Officials in these areas hardest hit by unemployment seem to agree. In Detroit and Newark, they endorsed the effort in Congress to adopt countercyclical revenue sharing on top of the existing non-cyclical program that pumps out about $6 billion a year for state and local governments.
Although the immediate economic strain in the United States has obviously taken its toll on state and local spending, analysts insist that more than the business cycle is at work to cut back growth of the sector.
A major dampening force, they say, began in the late 1960's when the nation's school age population dropped, lifting the pressure on lower level governments to spend money on education outlays.
An even more powerful potential force in dampening the growth of state and local spending may be what a Congressional budget expert called "the fundamental fed-up-ness of this country with public spending." He, like many others, attributed popularity of Edmund G. Brown Jr., Governor of California to this anti-government spirit.
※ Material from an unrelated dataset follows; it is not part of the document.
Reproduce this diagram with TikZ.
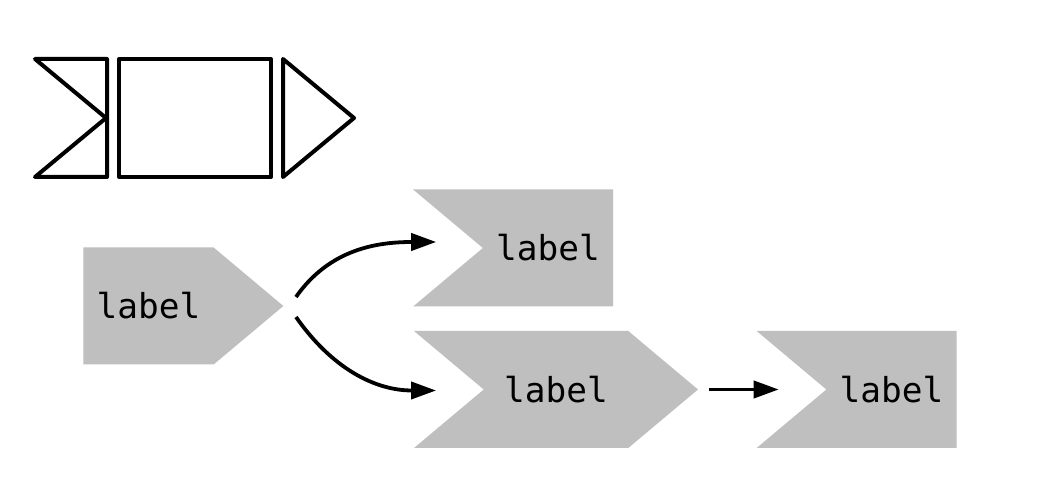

Governor Brown is struggling now to hold California spending increases to, at most, the inflation rate by forcing what he calls "very tough choices" on the legislature, choices between salary increases and education at outlays, between colleges and child care, between health and conservation.
TAX DEMAND SEEN
"I know there will be a strong demand for new beer and liquor taxes and an increase in the gasoline tax,"Governor Brown says. "But I certainly will work to avoid them as I did in the last year. I have a rather jaundiced view of any new taxes."
A similar sentiment was expressed by the Governor of Texas, Dolph Briscoe. Though he is feeling little financial pressure these days because of his state's energy tax revenues, he is already worrying about balancing the budget in fiscal 1978 — two years away. To avoid a tax increase then, he has pledged to trim the budget.
A similar attitude prevails in the state house in Massachusetts, where Gov. Michael S. Dukakis has just acceded reluctantly to a $364 million tax package to support his minimal budget of $3 billion.
[From the Portland Press Herald, Dec. 8, 1975]
BUDGET CRISES
The nation has become so preoccupied with New York City's desperate financial situation that it tends to overlook painful symptoms of the same illness elsewhere in the country.
Budget crises may not be of epidemic proportions but they are so common as to indicate a widespread fiscal problem.
Right here in Maine it's almost impossible to know what the financial situation is. Governor Longley's office talks of costs reduced, money saved and the prospect of a legislative session without a tax increase.
But members of the Appropriations and Financial Affairs Committee warn that only swift action can avoid a financial crisis in the state's affairs. They say they have found no substantial savings, that a school deficit could go as high as $9 million and that the state income will fall short $2– $3 million. There are mutterings of a strike by state employes unless wages are adjusted and the University of Maine is taking drastic action to meet its money problem.
In the preoccupation with New York City, it was hardly noticed that one of that city's smaller municipal neighbors, Yonkers, was rescued from default. Governor Carey and the state legislature provided $25 million in emergency aid in return for which Yonkers surrendered its fiscal responsibility to an Emergency Financial Control Board.
The Commonwealth of Massachusetts is in shaky financial condition. Bay State officials have overestimated revenues, including federal aid that never materialized, while underestimating expenses, particularly welfare. At the same time, costly new social programs were introduced.
The nation's Capital is in trouble too. The District of Columbia faces a $45.5 million budget deficit this year and it has $1 billion in unfunded pension obligations. As in New York City, the ratio of municipal workers to city residents is unusually high.
New York City's condition is acute. But it is an illness to which a great many cities and states are susceptible and Maine is not without its symptoms.